As part of our Texas Tech identity strategy, we've developed prototypical design solutions for a wide range of printed materials – from full-color pieces to economical spot-color and black-and-white solutions. Different though they may be, each integrates signature Texas Tech identity attributes and elements.
We’ve created standardized formats for newsletter and brochures that include the flexibility necessary to meet a range of needs. The templates utilize signature colors, typography, imagery and other graphic elements to ensure consistency with other communication efforts, while providing opportunity for creative design and writing solutions.
The templates are just a few of the many possible variations that can be developed within this identity system. Use the templates as they are or to create a design that is unique to your unit.
To maintain a consistent look, we use a columned grid structure throughout our collateral system as well as standardized formats for various types of literature. Within these formats we have included the flexibility necessary to meet a range of information presentation needs – from content-intensive course schedules, catalogs and information sheets to image-intensive enrollment and development brochure uses. The common use of our underlying grid structure along with our signature colors, typography, branded imagery and other graphic elements ensures consistency across all communications, while providing a rich opportunity for creative design and writing solutions.
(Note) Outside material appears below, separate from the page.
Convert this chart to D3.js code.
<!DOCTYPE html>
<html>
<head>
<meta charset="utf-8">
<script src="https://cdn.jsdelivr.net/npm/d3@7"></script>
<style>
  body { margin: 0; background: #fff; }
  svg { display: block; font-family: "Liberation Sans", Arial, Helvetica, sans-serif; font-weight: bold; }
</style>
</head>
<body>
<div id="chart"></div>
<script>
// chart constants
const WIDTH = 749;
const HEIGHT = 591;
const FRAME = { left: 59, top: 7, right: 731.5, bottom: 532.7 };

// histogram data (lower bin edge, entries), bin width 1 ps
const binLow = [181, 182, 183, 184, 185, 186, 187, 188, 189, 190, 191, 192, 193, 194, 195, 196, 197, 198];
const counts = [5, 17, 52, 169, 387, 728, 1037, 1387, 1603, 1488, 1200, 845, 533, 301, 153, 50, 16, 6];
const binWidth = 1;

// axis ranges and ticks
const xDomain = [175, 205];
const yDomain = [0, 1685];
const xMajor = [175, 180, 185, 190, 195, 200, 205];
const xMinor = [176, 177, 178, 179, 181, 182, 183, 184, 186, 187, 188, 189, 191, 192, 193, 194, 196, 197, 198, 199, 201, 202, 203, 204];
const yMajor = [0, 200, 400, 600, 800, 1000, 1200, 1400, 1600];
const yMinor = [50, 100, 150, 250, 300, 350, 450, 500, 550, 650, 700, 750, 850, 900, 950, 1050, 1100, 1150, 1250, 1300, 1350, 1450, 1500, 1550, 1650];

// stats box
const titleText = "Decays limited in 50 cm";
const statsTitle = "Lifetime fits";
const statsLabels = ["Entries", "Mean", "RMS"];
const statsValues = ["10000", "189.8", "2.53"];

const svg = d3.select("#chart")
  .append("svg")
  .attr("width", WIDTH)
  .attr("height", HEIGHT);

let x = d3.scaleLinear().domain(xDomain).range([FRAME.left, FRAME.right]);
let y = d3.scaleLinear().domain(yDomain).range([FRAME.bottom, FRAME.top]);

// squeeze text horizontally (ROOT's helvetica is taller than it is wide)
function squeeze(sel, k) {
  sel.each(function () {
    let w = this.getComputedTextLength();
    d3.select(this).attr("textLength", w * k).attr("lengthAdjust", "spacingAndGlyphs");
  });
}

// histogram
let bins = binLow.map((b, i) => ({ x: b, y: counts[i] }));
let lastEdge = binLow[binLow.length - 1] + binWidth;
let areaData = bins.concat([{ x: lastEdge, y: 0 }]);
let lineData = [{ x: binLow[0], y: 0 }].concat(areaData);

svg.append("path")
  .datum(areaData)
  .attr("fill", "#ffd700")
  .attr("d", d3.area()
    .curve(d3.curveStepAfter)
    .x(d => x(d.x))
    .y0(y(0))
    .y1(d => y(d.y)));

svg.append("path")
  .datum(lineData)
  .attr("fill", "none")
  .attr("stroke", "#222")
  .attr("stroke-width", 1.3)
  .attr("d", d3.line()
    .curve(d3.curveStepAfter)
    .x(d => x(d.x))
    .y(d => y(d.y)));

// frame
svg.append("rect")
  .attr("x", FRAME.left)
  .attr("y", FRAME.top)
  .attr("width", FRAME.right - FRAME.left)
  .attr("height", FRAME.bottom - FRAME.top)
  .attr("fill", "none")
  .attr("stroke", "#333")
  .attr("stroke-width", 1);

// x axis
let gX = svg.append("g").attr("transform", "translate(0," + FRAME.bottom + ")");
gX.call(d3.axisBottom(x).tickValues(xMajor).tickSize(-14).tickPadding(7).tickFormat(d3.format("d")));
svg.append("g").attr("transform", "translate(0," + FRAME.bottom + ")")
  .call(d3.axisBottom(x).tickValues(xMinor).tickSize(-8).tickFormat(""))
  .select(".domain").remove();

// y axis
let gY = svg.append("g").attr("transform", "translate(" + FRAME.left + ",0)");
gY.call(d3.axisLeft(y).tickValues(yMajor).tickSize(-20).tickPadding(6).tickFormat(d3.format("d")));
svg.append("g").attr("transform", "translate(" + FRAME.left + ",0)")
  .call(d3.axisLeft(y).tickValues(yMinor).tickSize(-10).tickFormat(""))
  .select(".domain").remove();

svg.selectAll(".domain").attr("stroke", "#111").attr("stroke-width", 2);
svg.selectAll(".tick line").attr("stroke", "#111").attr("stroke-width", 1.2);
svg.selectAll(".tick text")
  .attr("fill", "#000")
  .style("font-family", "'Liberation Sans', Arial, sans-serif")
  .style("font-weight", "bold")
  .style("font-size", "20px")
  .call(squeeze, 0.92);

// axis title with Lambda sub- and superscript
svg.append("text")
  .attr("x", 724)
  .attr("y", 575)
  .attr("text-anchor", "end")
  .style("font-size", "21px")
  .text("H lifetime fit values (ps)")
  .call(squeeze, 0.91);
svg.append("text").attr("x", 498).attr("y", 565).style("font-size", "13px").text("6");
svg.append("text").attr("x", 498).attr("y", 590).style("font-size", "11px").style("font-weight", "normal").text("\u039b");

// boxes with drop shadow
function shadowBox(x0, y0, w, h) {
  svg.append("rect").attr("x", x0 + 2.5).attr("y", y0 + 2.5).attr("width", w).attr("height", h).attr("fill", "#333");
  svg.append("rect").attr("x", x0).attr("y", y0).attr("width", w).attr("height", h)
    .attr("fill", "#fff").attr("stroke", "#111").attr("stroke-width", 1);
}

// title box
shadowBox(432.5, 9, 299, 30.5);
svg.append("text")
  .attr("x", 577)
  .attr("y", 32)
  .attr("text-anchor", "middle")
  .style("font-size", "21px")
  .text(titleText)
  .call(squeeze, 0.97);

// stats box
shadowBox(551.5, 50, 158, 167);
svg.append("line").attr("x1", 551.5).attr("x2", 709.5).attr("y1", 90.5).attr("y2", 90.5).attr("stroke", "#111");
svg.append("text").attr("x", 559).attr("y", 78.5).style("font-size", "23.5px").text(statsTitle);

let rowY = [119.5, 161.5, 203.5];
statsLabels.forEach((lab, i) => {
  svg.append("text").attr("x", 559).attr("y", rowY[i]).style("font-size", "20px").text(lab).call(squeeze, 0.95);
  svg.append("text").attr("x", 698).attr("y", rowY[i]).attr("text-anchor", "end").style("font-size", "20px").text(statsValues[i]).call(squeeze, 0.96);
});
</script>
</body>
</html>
The examples shown in this guide are just a few of the many possible variations that can be developed within this identity system.
We've incorporated a horizontal bar we call a "Signature Bar" into the top or bottom of all cover pages within the print collateral system in order to elevate the visibility of the new identity system and create a recognizable graphic device for all Texas Tech University academic print collateral. The bar allows our marks to maintain a position of prominence and allows the reader to quickly identify the source of the communication.
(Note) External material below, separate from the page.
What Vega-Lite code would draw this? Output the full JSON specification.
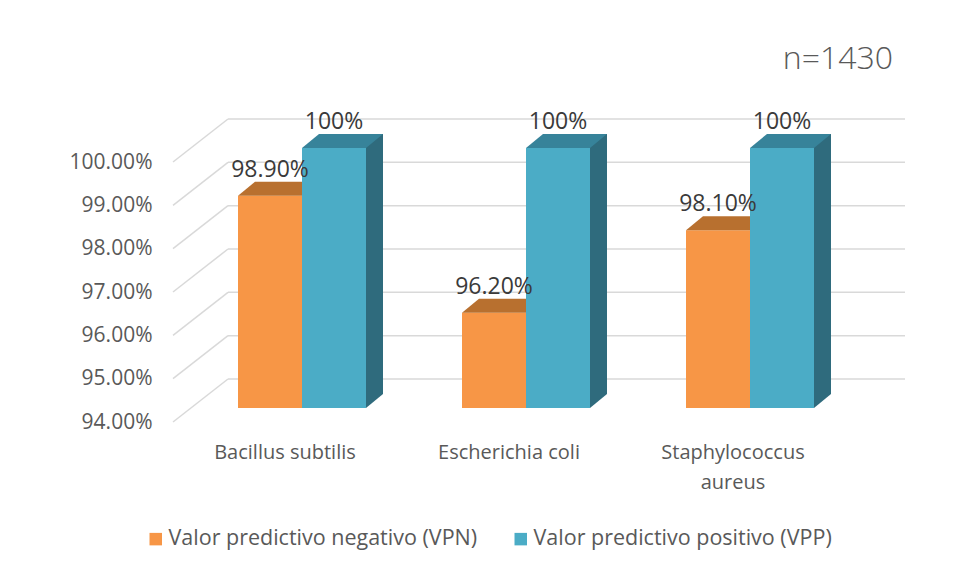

The Signature Bar for Texas Tech University's collateral materials is always black. No exceptions should be made within print collateral applications.
The following table identifies standard print collateral sizes and prescribed Signature Bar depths that best align within our one-quarter inch grid system. For applications that fall outside of these standard forms, optically evaluate the relationship that best approximates our standard while aligning to the grid.
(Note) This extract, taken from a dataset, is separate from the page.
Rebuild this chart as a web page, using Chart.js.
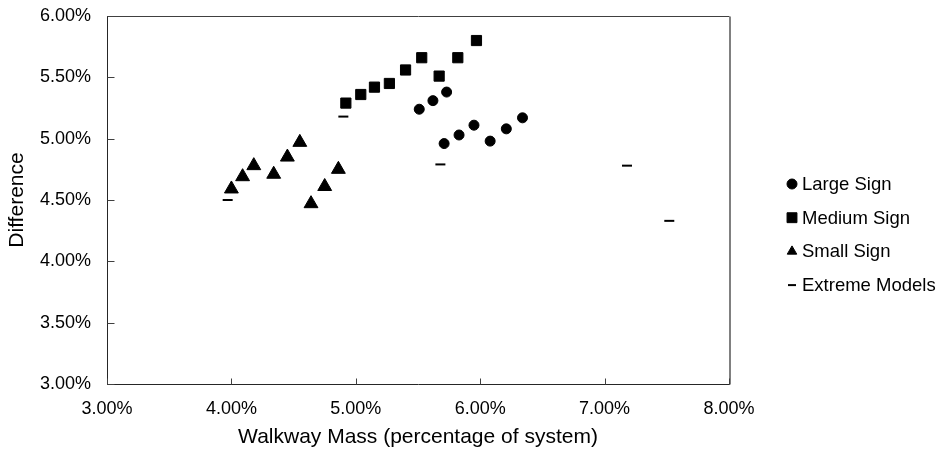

Tier One designs are custom solutions for one-of-a-kind vehicles such as enrollment and development brochures. The unique nature of their marketing and communication objectives, as well as their function, gives them considerable design flexibility. The primary requirements placed on their concept and design are that they remain consistent with our identity strategy and that they utilize the core visual elements of our system including the Signature Bar, grid, color palette, typography and official identities.
Tier Two includes marketing and communication materials such as college, departmental or program brochures that must accommodate unique messaging and information requirements while still existing within an integrated family. We've provided an example of how a family of college brochures may nest within a university pocket folder, providing a unified system while still leveraging the specific images and key messages of the component colleges.
Within our design system, we have recognized the need for both standardized and custom-designed solutions. Printed materials that contain standard data structures and repetitive content such as course schedules, catalogs and student handbooks are prime candidates for uniform interior page design templates. Providing templates for these pervasive and constantly changing text-heavy documents allows for greater design and production efficiencies, especially within a large university environment with remote campuses. We've classified these types of printed materials as Tier Three, characterized more by their documentary versus marketing role.